The Dubrovnik catamaran in June runs one departure daily from Gruž Harbor at 9am, reaching Polače around 11am. The return leaves at 5:30pm. That’s a six-and-a-half-hour window, enough for the lakes, the monastery, and lunch, and it enforces a natural crowd ceiling the island loses completely in August. Conservation access structures work best when the geometry does some of the work, and on Mljet in June, the ferry schedule is that geometry.

The lake water hits around 72 to 75°F by mid-June. That’s comfortable without a wetsuit, and the channel current is at its most readable before the summer crowds churn it. But go early. The first mile of the lakeside path has no shade after 9am.
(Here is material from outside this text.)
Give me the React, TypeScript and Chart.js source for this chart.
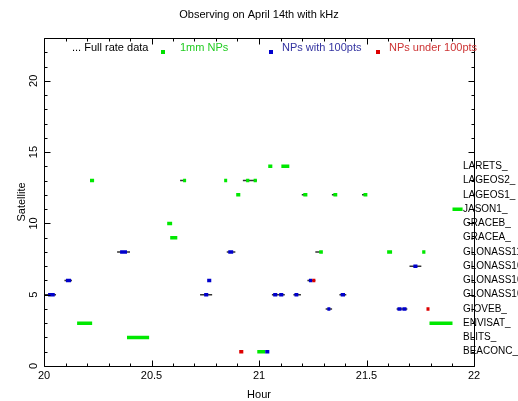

Your questions about Mljet answered

How do you get to Mljet from Dubrovnik?

The Krilo or Jadrolinija high-speed catamaran runs from Dubrovnik’s Gruž Harbor to Polače in approximately 2 hours. In peak season, two departures run daily; in June and September, one. A car ferry runs from Prapratno on the Pelješac Peninsula to Sobra in roughly 55 minutes. Confirm schedules with Jadrolinija or Krilo directly before travel, as times shift annually.

When is the best time to visit Mljet?

Late May through mid-June and September are the clearest windows. The lakes are warm, the park is open, and the day-visitor crowd from Dubrovnik stays manageable. The version of a place that photography circulates is always July. The version worth experiencing is usually June.

What does Mljet cost?

National park entry runs around $12 per adult, monastery ferry included. Private rooms in Polače and Pomena run roughly $80 to $150 per night in June. Hotel Odisej in Pomena, the only hotel on the western end, typically runs $150 to $250 per night in shoulder season. Budget car or scooter rental from Sobra separately.

At 6pm, after the catamaran has gone, the Mali Most bridge holds two fishermen and no one else. The water in Malo Jezero has shifted from blue-green to a deep olive in the late light. A cormorant lands on the limestone shelf below the bridge and doesn’t move.